**WHAT NEEDS TO BE DONE**
Give all of the lines again, with nothing added or dropped.

(begin)

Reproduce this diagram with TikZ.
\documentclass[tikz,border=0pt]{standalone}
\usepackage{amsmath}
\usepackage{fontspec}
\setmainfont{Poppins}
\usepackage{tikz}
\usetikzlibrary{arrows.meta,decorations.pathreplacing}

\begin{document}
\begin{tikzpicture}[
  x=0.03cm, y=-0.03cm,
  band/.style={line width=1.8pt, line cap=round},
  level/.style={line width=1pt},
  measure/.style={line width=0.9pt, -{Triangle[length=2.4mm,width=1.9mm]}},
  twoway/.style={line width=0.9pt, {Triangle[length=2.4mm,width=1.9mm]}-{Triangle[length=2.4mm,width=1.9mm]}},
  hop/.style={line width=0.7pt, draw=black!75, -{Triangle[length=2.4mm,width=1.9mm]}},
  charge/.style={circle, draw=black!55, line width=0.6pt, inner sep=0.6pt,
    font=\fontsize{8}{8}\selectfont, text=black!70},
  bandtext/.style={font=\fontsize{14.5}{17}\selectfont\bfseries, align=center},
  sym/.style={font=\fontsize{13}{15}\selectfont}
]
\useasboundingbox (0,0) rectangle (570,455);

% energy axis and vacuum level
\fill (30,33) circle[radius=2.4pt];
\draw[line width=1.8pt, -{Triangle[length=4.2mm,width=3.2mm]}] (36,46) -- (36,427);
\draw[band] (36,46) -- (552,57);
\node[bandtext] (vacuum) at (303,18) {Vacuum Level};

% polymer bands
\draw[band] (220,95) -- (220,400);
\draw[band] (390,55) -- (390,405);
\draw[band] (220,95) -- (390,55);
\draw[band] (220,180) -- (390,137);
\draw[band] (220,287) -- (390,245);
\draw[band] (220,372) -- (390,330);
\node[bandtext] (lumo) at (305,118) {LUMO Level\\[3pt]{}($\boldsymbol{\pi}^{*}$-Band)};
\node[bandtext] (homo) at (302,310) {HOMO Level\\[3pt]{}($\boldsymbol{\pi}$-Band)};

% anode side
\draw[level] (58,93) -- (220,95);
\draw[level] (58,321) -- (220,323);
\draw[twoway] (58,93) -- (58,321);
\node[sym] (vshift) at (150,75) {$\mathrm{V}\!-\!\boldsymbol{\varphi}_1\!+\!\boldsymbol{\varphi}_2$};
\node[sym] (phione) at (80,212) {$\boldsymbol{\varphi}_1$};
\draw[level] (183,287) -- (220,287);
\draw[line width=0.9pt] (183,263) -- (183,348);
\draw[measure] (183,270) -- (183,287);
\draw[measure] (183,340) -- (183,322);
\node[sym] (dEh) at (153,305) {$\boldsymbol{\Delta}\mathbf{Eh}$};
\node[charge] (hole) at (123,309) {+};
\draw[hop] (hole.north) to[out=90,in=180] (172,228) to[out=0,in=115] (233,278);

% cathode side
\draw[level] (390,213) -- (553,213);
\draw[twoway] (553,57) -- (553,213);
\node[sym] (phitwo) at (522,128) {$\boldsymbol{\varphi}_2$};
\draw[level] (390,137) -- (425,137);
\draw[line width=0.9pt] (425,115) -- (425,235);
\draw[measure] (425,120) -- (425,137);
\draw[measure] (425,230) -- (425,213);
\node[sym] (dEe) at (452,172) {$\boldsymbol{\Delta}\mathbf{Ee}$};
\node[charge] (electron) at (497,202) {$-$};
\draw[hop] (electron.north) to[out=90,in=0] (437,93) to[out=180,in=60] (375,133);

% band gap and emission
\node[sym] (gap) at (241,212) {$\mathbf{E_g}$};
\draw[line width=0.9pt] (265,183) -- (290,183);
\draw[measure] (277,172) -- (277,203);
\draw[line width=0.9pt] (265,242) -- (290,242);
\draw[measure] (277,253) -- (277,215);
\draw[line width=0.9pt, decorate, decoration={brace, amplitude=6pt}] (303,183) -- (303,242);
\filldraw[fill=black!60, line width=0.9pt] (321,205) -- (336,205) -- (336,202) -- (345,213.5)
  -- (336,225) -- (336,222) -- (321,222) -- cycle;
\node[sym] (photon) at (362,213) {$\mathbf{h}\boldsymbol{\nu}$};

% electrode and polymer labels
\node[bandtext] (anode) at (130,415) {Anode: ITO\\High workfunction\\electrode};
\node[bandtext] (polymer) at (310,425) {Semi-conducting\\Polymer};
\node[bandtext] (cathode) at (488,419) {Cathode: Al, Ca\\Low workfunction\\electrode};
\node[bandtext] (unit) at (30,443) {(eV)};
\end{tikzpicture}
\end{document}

(end)

**SOLUTION TO THE PROBLEM**
Reproduce this diagram with TikZ.
\documentclass[tikz,border=0pt]{standalone}
\usepackage{amsmath}
\usepackage{fontspec}
\setmainfont{Poppins}
\usepackage{tikz}
\usetikzlibrary{arrows.meta,decorations.pathreplacing}

\begin{document}
\begin{tikzpicture}[
  x=0.03cm, y=-0.03cm,
  band/.style={line width=1.8pt, line cap=round},
  level/.style={line width=1pt},
  measure/.style={line width=0.9pt, -{Triangle[length=2.4mm,width=1.9mm]}},
  twoway/.style={line width=0.9pt, {Triangle[length=2.4mm,width=1.9mm]}-{Triangle[length=2.4mm,width=1.9mm]}},
  hop/.style={line width=0.7pt, draw=black!75, -{Triangle[length=2.4mm,width=1.9mm]}},
  charge/.style={circle, draw=black!55, line width=0.6pt, inner sep=0.6pt,
    font=\fontsize{8}{8}\selectfont, text=black!70},
  bandtext/.style={font=\fontsize{14.5}{17}\selectfont\bfseries, align=center},
  sym/.style={font=\fontsize{13}{15}\selectfont}
]
\useasboundingbox (0,0) rectangle (570,455);

% energy axis and vacuum level
\fill (30,33) circle[radius=2.4pt];
\draw[line width=1.8pt, -{Triangle[length=4.2mm,width=3.2mm]}] (36,46) -- (36,427);
\draw[band] (36,46) -- (552,57);
\node[bandtext] (vacuum) at (303,18) {Vacuum Level};

% polymer bands
\draw[band] (220,95) -- (220,400);
\draw[band] (390,55) -- (390,405);
\draw[band] (220,95) -- (390,55);
\draw[band] (220,180) -- (390,137);
\draw[band] (220,287) -- (390,245);
\draw[band] (220,372) -- (390,330);
\node[bandtext] (lumo) at (305,118) {LUMO Level\\[3pt]{}($\boldsymbol{\pi}^{*}$-Band)};
\node[bandtext] (homo) at (302,310) {HOMO Level\\[3pt]{}($\boldsymbol{\pi}$-Band)};

% anode side
\draw[level] (58,93) -- (220,95);
\draw[level] (58,321) -- (220,323);
\draw[twoway] (58,93) -- (58,321);
\node[sym] (vshift) at (150,75) {$\mathrm{V}\!-\!\boldsymbol{\varphi}_1\!+\!\boldsymbol{\varphi}_2$};
\node[sym] (phione) at (80,212) {$\boldsymbol{\varphi}_1$};
\draw[level] (183,287) -- (220,287);
\draw[line width=0.9pt] (183,263) -- (183,348);
\draw[measure] (183,270) -- (183,287);
\draw[measure] (183,340) -- (183,322);
\node[sym] (dEh) at (153,305) {$\boldsymbol{\Delta}\mathbf{Eh}$};
\node[charge] (hole) at (123,309) {+};
\draw[hop] (hole.north) to[out=90,in=180] (172,228) to[out=0,in=115] (233,278);

% cathode side
\draw[level] (390,213) -- (553,213);
\draw[twoway] (553,57) -- (553,213);
\node[sym] (phitwo) at (522,128) {$\boldsymbol{\varphi}_2$};
\draw[level] (390,137) -- (425,137);
\draw[line width=0.9pt] (425,115) -- (425,235);
\draw[measure] (425,120) -- (425,137);
\draw[measure] (425,230) -- (425,213);
\node[sym] (dEe) at (452,172) {$\boldsymbol{\Delta}\mathbf{Ee}$};
\node[charge] (electron) at (497,202) {$-$};
\draw[hop] (electron.north) to[out=90,in=0] (437,93) to[out=180,in=60] (375,133);

% band gap and emission
\node[sym] (gap) at (241,212) {$\mathbf{E_g}$};
\draw[line width=0.9pt] (265,183) -- (290,183);
\draw[measure] (277,172) -- (277,203);
\draw[line width=0.9pt] (265,242) -- (290,242);
\draw[measure] (277,253) -- (277,215);
\draw[line width=0.9pt, decorate, decoration={brace, amplitude=6pt}] (303,183) -- (303,242);
\filldraw[fill=black!60, line width=0.9pt] (321,205) -- (336,205) -- (336,202) -- (345,213.5)
  -- (336,225) -- (336,222) -- (321,222) -- cycle;
\node[sym] (photon) at (362,213) {$\mathbf{h}\boldsymbol{\nu}$};

% electrode and polymer labels
\node[bandtext] (anode) at (130,415) {Anode: ITO\\High workfunction\\electrode};
\node[bandtext] (polymer) at (310,425) {Semi-conducting\\Polymer};
\node[bandtext] (cathode) at (488,419) {Cathode: Al, Ca\\Low workfunction\\electrode};
\node[bandtext] (unit) at (30,443) {(eV)};
\end{tikzpicture}
\end{document}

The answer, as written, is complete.